= PROBLEM REQUIREMENTS =
The entries are to be returned exactly, with images left out.

start

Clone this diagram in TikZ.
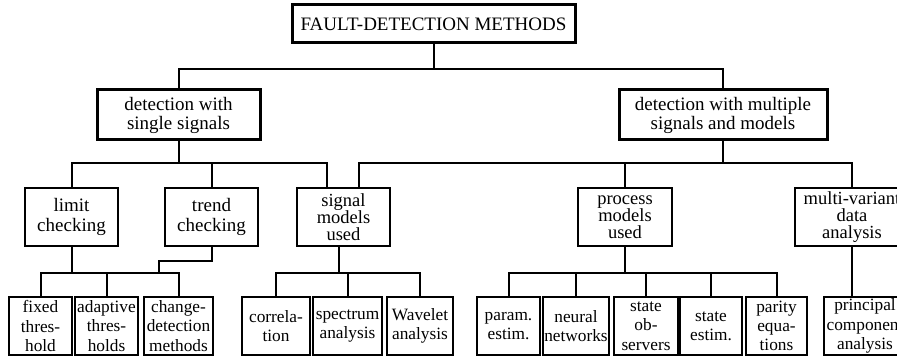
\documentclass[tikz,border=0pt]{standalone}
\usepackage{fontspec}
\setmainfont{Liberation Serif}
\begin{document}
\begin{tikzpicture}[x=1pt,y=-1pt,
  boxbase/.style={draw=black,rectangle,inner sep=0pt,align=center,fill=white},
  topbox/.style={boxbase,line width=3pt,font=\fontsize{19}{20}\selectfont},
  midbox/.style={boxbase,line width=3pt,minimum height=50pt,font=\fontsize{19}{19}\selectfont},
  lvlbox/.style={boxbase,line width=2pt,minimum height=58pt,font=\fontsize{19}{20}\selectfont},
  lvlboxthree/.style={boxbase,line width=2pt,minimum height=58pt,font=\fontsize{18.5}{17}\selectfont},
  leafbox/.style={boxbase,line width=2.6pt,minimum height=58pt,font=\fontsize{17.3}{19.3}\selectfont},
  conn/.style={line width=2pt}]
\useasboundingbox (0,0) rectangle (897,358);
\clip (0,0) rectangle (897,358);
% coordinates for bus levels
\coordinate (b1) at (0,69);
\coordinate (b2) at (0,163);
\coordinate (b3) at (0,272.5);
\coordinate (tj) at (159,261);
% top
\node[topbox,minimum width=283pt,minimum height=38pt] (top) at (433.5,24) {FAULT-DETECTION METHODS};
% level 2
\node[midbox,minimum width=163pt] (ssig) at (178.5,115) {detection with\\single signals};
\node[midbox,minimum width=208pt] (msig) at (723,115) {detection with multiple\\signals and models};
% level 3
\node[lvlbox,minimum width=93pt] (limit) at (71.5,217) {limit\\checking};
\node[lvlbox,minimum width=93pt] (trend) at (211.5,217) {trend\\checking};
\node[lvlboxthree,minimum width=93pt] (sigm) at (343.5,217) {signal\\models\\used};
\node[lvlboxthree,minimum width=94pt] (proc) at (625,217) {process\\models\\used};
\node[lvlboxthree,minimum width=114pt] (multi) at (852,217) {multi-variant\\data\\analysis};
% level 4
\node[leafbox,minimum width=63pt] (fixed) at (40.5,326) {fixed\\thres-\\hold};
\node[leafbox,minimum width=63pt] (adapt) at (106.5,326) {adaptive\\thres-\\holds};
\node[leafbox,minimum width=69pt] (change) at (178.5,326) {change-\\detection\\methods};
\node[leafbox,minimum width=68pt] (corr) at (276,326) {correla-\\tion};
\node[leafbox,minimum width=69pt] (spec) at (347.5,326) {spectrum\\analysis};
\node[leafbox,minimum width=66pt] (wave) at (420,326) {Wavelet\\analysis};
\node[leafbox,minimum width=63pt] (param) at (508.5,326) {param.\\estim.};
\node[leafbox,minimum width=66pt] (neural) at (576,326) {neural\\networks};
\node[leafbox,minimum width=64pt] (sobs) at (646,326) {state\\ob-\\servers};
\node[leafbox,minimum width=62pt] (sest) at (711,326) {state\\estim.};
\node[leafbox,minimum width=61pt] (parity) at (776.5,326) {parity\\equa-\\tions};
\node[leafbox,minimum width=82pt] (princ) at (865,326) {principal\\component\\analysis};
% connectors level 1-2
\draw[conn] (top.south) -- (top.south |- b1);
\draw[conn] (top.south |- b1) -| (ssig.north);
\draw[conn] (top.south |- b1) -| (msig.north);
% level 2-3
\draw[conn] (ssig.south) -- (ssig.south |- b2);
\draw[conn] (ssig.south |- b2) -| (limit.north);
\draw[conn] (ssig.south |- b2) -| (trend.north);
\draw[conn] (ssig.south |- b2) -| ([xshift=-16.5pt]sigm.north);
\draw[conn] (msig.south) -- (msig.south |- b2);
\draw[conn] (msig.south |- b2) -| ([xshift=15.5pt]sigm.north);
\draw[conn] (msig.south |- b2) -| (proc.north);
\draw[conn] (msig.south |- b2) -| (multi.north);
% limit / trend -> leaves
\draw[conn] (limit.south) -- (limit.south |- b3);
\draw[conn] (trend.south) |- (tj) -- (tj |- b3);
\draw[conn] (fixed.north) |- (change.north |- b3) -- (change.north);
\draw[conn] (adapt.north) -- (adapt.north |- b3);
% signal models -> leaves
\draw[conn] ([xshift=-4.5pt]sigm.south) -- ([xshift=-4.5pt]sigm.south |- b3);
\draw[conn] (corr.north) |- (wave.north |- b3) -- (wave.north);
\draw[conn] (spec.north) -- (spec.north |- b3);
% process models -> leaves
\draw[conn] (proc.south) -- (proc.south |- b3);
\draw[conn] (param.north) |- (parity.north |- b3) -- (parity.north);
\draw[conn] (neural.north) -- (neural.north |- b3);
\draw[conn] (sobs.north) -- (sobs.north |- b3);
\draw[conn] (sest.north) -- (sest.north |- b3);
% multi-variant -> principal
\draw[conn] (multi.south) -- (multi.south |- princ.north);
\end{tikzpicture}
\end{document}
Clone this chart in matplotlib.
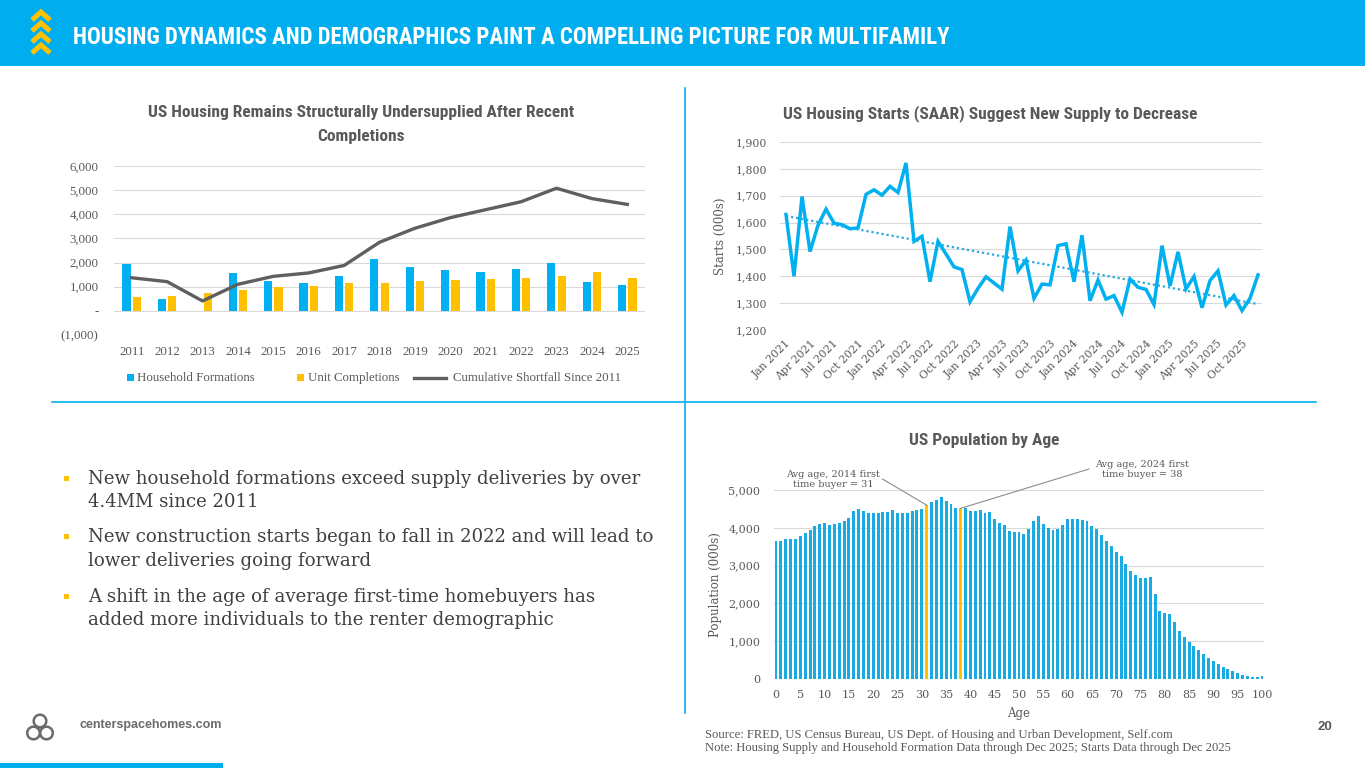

end

= RESPONSE =
Clone this diagram in TikZ.
\documentclass[tikz,border=0pt]{standalone}
\usepackage{fontspec}
\setmainfont{Liberation Serif}
\begin{document}
\begin{tikzpicture}[x=1pt,y=-1pt,
  boxbase/.style={draw=black,rectangle,inner sep=0pt,align=center,fill=white},
  topbox/.style={boxbase,line width=3pt,font=\fontsize{19}{20}\selectfont},
  midbox/.style={boxbase,line width=3pt,minimum height=50pt,font=\fontsize{19}{19}\selectfont},
  lvlbox/.style={boxbase,line width=2pt,minimum height=58pt,font=\fontsize{19}{20}\selectfont},
  lvlboxthree/.style={boxbase,line width=2pt,minimum height=58pt,font=\fontsize{18.5}{17}\selectfont},
  leafbox/.style={boxbase,line width=2.6pt,minimum height=58pt,font=\fontsize{17.3}{19.3}\selectfont},
  conn/.style={line width=2pt}]
\useasboundingbox (0,0) rectangle (897,358);
\clip (0,0) rectangle (897,358);
% coordinates for bus levels
\coordinate (b1) at (0,69);
\coordinate (b2) at (0,163);
\coordinate (b3) at (0,272.5);
\coordinate (tj) at (159,261);
% top
\node[topbox,minimum width=283pt,minimum height=38pt] (top) at (433.5,24) {FAULT-DETECTION METHODS};
% level 2
\node[midbox,minimum width=163pt] (ssig) at (178.5,115) {detection with\\single signals};
\node[midbox,minimum width=208pt] (msig) at (723,115) {detection with multiple\\signals and models};
% level 3
\node[lvlbox,minimum width=93pt] (limit) at (71.5,217) {limit\\checking};
\node[lvlbox,minimum width=93pt] (trend) at (211.5,217) {trend\\checking};
\node[lvlboxthree,minimum width=93pt] (sigm) at (343.5,217) {signal\\models\\used};
\node[lvlboxthree,minimum width=94pt] (proc) at (625,217) {process\\models\\used};
\node[lvlboxthree,minimum width=114pt] (multi) at (852,217) {multi-variant\\data\\analysis};
% level 4
\node[leafbox,minimum width=63pt] (fixed) at (40.5,326) {fixed\\thres-\\hold};
\node[leafbox,minimum width=63pt] (adapt) at (106.5,326) {adaptive\\thres-\\holds};
\node[leafbox,minimum width=69pt] (change) at (178.5,326) {change-\\detection\\methods};
\node[leafbox,minimum width=68pt] (corr) at (276,326) {correla-\\tion};
\node[leafbox,minimum width=69pt] (spec) at (347.5,326) {spectrum\\analysis};
\node[leafbox,minimum width=66pt] (wave) at (420,326) {Wavelet\\analysis};
\node[leafbox,minimum width=63pt] (param) at (508.5,326) {param.\\estim.};
\node[leafbox,minimum width=66pt] (neural) at (576,326) {neural\\networks};
\node[leafbox,minimum width=64pt] (sobs) at (646,326) {state\\ob-\\servers};
\node[leafbox,minimum width=62pt] (sest) at (711,326) {state\\estim.};
\node[leafbox,minimum width=61pt] (parity) at (776.5,326) {parity\\equa-\\tions};
\node[leafbox,minimum width=82pt] (princ) at (865,326) {principal\\component\\analysis};
% connectors level 1-2
\draw[conn] (top.south) -- (top.south |- b1);
\draw[conn] (top.south |- b1) -| (ssig.north);
\draw[conn] (top.south |- b1) -| (msig.north);
% level 2-3
\draw[conn] (ssig.south) -- (ssig.south |- b2);
\draw[conn] (ssig.south |- b2) -| (limit.north);
\draw[conn] (ssig.south |- b2) -| (trend.north);
\draw[conn] (ssig.south |- b2) -| ([xshift=-16.5pt]sigm.north);
\draw[conn] (msig.south) -- (msig.south |- b2);
\draw[conn] (msig.south |- b2) -| ([xshift=15.5pt]sigm.north);
\draw[conn] (msig.south |- b2) -| (proc.north);
\draw[conn] (msig.south |- b2) -| (multi.north);
% limit / trend -> leaves
\draw[conn] (limit.south) -- (limit.south |- b3);
\draw[conn] (trend.south) |- (tj) -- (tj |- b3);
\draw[conn] (fixed.north) |- (change.north |- b3) -- (change.north);
\draw[conn] (adapt.north) -- (adapt.north |- b3);
% signal models -> leaves
\draw[conn] ([xshift=-4.5pt]sigm.south) -- ([xshift=-4.5pt]sigm.south |- b3);
\draw[conn] (corr.north) |- (wave.north |- b3) -- (wave.north);
\draw[conn] (spec.north) -- (spec.north |- b3);
% process models -> leaves
\draw[conn] (proc.south) -- (proc.south |- b3);
\draw[conn] (param.north) |- (parity.north |- b3) -- (parity.north);
\draw[conn] (neural.north) -- (neural.north |- b3);
\draw[conn] (sobs.north) -- (sobs.north |- b3);
\draw[conn] (sest.north) -- (sest.north |- b3);
% multi-variant -> principal
\draw[conn] (multi.south) -- (multi.south |- princ.north);
\end{tikzpicture}
\end{document}
Clone this chart in matplotlib.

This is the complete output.